Provided data:
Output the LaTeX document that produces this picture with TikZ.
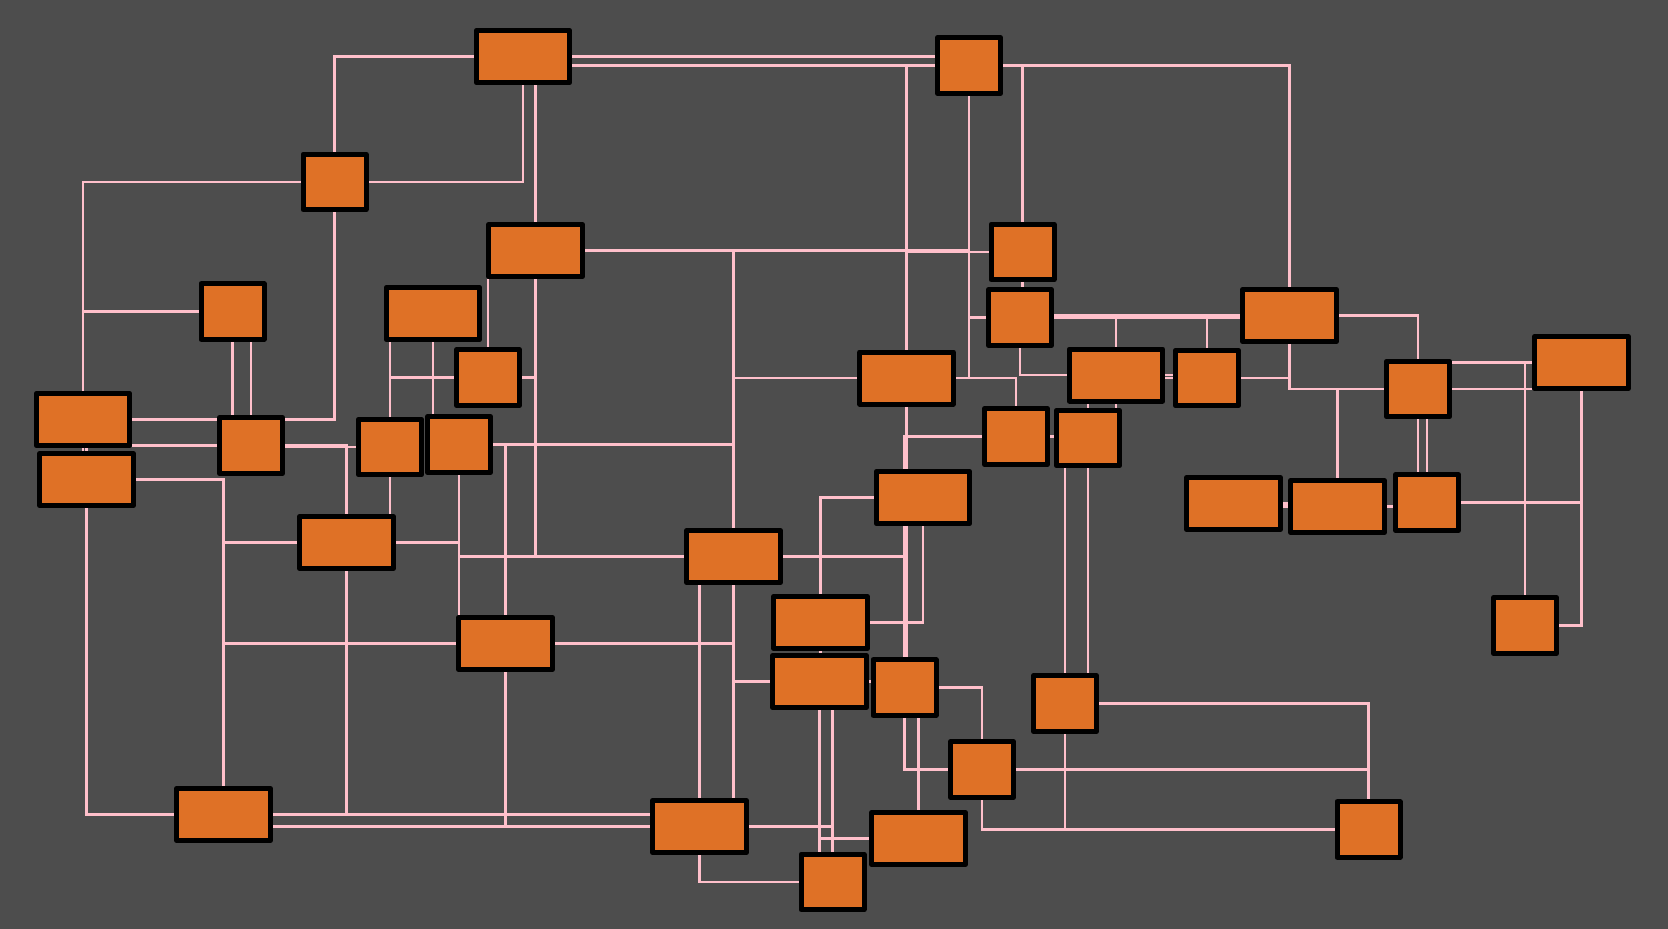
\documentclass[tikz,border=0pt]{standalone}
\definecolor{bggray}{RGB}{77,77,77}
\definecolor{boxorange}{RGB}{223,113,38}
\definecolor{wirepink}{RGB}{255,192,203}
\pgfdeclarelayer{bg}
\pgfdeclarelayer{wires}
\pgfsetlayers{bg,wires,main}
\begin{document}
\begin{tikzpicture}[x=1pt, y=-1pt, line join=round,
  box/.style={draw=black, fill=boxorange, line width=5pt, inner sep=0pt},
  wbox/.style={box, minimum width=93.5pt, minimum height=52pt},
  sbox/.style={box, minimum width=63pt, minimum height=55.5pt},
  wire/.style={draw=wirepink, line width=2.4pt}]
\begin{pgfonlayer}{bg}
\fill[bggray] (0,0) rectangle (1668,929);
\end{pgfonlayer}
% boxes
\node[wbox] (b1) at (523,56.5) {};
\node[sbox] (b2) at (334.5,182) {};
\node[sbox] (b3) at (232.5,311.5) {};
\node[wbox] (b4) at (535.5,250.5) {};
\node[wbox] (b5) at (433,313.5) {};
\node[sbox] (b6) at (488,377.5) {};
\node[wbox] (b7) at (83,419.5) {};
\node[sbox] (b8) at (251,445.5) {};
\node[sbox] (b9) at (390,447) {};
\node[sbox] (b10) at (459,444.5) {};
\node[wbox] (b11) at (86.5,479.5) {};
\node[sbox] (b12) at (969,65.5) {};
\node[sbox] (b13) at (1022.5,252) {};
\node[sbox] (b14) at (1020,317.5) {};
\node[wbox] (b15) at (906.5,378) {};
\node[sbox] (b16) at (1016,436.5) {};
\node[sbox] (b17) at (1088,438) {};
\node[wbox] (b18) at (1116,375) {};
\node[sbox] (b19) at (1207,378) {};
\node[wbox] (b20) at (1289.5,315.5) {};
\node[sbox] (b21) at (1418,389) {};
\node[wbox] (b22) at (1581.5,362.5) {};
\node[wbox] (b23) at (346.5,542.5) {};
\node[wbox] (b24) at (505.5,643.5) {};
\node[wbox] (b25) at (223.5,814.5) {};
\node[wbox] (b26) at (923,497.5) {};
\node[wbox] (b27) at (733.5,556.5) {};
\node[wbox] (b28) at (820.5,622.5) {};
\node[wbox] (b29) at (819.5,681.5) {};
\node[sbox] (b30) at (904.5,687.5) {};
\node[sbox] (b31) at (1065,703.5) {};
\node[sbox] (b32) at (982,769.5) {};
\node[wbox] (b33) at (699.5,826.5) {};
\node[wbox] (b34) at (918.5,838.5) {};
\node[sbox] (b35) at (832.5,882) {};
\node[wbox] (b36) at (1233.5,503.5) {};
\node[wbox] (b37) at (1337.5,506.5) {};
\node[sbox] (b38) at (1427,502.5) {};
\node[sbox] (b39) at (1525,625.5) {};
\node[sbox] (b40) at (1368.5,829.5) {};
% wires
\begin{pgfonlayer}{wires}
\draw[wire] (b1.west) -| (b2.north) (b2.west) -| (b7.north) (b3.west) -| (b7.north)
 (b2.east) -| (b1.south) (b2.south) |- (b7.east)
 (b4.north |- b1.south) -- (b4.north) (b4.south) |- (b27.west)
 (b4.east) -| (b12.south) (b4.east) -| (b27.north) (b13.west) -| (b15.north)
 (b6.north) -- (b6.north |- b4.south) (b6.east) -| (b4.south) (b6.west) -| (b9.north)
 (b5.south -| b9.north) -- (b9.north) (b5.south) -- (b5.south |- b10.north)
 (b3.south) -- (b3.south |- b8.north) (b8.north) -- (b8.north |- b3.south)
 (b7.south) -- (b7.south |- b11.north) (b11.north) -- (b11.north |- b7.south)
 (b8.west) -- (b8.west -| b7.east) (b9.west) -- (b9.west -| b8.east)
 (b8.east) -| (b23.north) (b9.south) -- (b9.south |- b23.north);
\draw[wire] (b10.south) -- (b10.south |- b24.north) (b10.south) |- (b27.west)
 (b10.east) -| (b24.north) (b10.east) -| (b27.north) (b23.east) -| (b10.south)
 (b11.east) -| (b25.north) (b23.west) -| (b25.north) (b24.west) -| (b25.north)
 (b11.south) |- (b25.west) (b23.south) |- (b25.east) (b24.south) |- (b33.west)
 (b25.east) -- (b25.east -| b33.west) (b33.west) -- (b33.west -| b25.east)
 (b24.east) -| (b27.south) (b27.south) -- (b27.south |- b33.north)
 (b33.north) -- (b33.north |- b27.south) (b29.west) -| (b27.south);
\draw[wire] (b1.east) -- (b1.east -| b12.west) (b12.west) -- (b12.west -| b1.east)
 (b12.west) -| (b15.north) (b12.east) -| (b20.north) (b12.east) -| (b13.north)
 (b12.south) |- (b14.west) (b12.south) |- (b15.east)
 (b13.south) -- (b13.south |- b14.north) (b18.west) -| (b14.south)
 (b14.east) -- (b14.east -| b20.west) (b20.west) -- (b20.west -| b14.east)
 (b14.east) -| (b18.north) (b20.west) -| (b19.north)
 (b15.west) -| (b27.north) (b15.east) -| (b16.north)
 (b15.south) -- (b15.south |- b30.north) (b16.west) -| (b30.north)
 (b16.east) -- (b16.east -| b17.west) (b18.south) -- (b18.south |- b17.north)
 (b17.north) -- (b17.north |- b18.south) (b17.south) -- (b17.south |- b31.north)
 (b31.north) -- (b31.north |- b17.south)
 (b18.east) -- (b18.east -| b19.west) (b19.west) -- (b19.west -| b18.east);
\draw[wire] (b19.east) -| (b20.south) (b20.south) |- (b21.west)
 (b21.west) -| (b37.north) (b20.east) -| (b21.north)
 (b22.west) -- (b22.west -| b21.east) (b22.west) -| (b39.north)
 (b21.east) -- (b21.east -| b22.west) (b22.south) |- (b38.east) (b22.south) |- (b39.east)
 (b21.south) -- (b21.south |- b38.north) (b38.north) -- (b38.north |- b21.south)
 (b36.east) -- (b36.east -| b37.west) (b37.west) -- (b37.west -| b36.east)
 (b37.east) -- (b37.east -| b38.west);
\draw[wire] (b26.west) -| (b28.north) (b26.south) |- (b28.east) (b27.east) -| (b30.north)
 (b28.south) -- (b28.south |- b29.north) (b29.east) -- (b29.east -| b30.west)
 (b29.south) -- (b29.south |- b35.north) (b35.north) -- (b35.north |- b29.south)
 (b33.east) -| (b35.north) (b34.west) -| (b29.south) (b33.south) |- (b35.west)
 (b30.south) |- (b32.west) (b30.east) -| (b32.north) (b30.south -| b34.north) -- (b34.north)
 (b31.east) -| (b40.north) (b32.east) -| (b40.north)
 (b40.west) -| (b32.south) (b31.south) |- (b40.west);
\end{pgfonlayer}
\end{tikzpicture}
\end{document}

Job: Except for the pictures, copy the material above exactly.

In response:
Output the LaTeX document that produces this picture with TikZ.
\documentclass[tikz,border=0pt]{standalone}
\definecolor{bggray}{RGB}{77,77,77}
\definecolor{boxorange}{RGB}{223,113,38}
\definecolor{wirepink}{RGB}{255,192,203}
\pgfdeclarelayer{bg}
\pgfdeclarelayer{wires}
\pgfsetlayers{bg,wires,main}
\begin{document}
\begin{tikzpicture}[x=1pt, y=-1pt, line join=round,
  box/.style={draw=black, fill=boxorange, line width=5pt, inner sep=0pt},
  wbox/.style={box, minimum width=93.5pt, minimum height=52pt},
  sbox/.style={box, minimum width=63pt, minimum height=55.5pt},
  wire/.style={draw=wirepink, line width=2.4pt}]
\begin{pgfonlayer}{bg}
\fill[bggray] (0,0) rectangle (1668,929);
\end{pgfonlayer}
% boxes
\node[wbox] (b1) at (523,56.5) {};
\node[sbox] (b2) at (334.5,182) {};
\node[sbox] (b3) at (232.5,311.5) {};
\node[wbox] (b4) at (535.5,250.5) {};
\node[wbox] (b5) at (433,313.5) {};
\node[sbox] (b6) at (488,377.5) {};
\node[wbox] (b7) at (83,419.5) {};
\node[sbox] (b8) at (251,445.5) {};
\node[sbox] (b9) at (390,447) {};
\node[sbox] (b10) at (459,444.5) {};
\node[wbox] (b11) at (86.5,479.5) {};
\node[sbox] (b12) at (969,65.5) {};
\node[sbox] (b13) at (1022.5,252) {};
\node[sbox] (b14) at (1020,317.5) {};
\node[wbox] (b15) at (906.5,378) {};
\node[sbox] (b16) at (1016,436.5) {};
\node[sbox] (b17) at (1088,438) {};
\node[wbox] (b18) at (1116,375) {};
\node[sbox] (b19) at (1207,378) {};
\node[wbox] (b20) at (1289.5,315.5) {};
\node[sbox] (b21) at (1418,389) {};
\node[wbox] (b22) at (1581.5,362.5) {};
\node[wbox] (b23) at (346.5,542.5) {};
\node[wbox] (b24) at (505.5,643.5) {};
\node[wbox] (b25) at (223.5,814.5) {};
\node[wbox] (b26) at (923,497.5) {};
\node[wbox] (b27) at (733.5,556.5) {};
\node[wbox] (b28) at (820.5,622.5) {};
\node[wbox] (b29) at (819.5,681.5) {};
\node[sbox] (b30) at (904.5,687.5) {};
\node[sbox] (b31) at (1065,703.5) {};
\node[sbox] (b32) at (982,769.5) {};
\node[wbox] (b33) at (699.5,826.5) {};
\node[wbox] (b34) at (918.5,838.5) {};
\node[sbox] (b35) at (832.5,882) {};
\node[wbox] (b36) at (1233.5,503.5) {};
\node[wbox] (b37) at (1337.5,506.5) {};
\node[sbox] (b38) at (1427,502.5) {};
\node[sbox] (b39) at (1525,625.5) {};
\node[sbox] (b40) at (1368.5,829.5) {};
% wires
\begin{pgfonlayer}{wires}
\draw[wire] (b1.west) -| (b2.north) (b2.west) -| (b7.north) (b3.west) -| (b7.north)
 (b2.east) -| (b1.south) (b2.south) |- (b7.east)
 (b4.north |- b1.south) -- (b4.north) (b4.south) |- (b27.west)
 (b4.east) -| (b12.south) (b4.east) -| (b27.north) (b13.west) -| (b15.north)
 (b6.north) -- (b6.north |- b4.south) (b6.east) -| (b4.south) (b6.west) -| (b9.north)
 (b5.south -| b9.north) -- (b9.north) (b5.south) -- (b5.south |- b10.north)
 (b3.south) -- (b3.south |- b8.north) (b8.north) -- (b8.north |- b3.south)
 (b7.south) -- (b7.south |- b11.north) (b11.north) -- (b11.north |- b7.south)
 (b8.west) -- (b8.west -| b7.east) (b9.west) -- (b9.west -| b8.east)
 (b8.east) -| (b23.north) (b9.south) -- (b9.south |- b23.north);
\draw[wire] (b10.south) -- (b10.south |- b24.north) (b10.south) |- (b27.west)
 (b10.east) -| (b24.north) (b10.east) -| (b27.north) (b23.east) -| (b10.south)
 (b11.east) -| (b25.north) (b23.west) -| (b25.north) (b24.west) -| (b25.north)
 (b11.south) |- (b25.west) (b23.south) |- (b25.east) (b24.south) |- (b33.west)
 (b25.east) -- (b25.east -| b33.west) (b33.west) -- (b33.west -| b25.east)
 (b24.east) -| (b27.south) (b27.south) -- (b27.south |- b33.north)
 (b33.north) -- (b33.north |- b27.south) (b29.west) -| (b27.south);
\draw[wire] (b1.east) -- (b1.east -| b12.west) (b12.west) -- (b12.west -| b1.east)
 (b12.west) -| (b15.north) (b12.east) -| (b20.north) (b12.east) -| (b13.north)
 (b12.south) |- (b14.west) (b12.south) |- (b15.east)
 (b13.south) -- (b13.south |- b14.north) (b18.west) -| (b14.south)
 (b14.east) -- (b14.east -| b20.west) (b20.west) -- (b20.west -| b14.east)
 (b14.east) -| (b18.north) (b20.west) -| (b19.north)
 (b15.west) -| (b27.north) (b15.east) -| (b16.north)
 (b15.south) -- (b15.south |- b30.north) (b16.west) -| (b30.north)
 (b16.east) -- (b16.east -| b17.west) (b18.south) -- (b18.south |- b17.north)
 (b17.north) -- (b17.north |- b18.south) (b17.south) -- (b17.south |- b31.north)
 (b31.north) -- (b31.north |- b17.south)
 (b18.east) -- (b18.east -| b19.west) (b19.west) -- (b19.west -| b18.east);
\draw[wire] (b19.east) -| (b20.south) (b20.south) |- (b21.west)
 (b21.west) -| (b37.north) (b20.east) -| (b21.north)
 (b22.west) -- (b22.west -| b21.east) (b22.west) -| (b39.north)
 (b21.east) -- (b21.east -| b22.west) (b22.south) |- (b38.east) (b22.south) |- (b39.east)
 (b21.south) -- (b21.south |- b38.north) (b38.north) -- (b38.north |- b21.south)
 (b36.east) -- (b36.east -| b37.west) (b37.west) -- (b37.west -| b36.east)
 (b37.east) -- (b37.east -| b38.west);
\draw[wire] (b26.west) -| (b28.north) (b26.south) |- (b28.east) (b27.east) -| (b30.north)
 (b28.south) -- (b28.south |- b29.north) (b29.east) -- (b29.east -| b30.west)
 (b29.south) -- (b29.south |- b35.north) (b35.north) -- (b35.north |- b29.south)
 (b33.east) -| (b35.north) (b34.west) -| (b29.south) (b33.south) |- (b35.west)
 (b30.south) |- (b32.west) (b30.east) -| (b32.north) (b30.south -| b34.north) -- (b34.north)
 (b31.east) -| (b40.north) (b32.east) -| (b40.north)
 (b40.west) -| (b32.south) (b31.south) |- (b40.west);
\end{pgfonlayer}
\end{tikzpicture}
\end{document}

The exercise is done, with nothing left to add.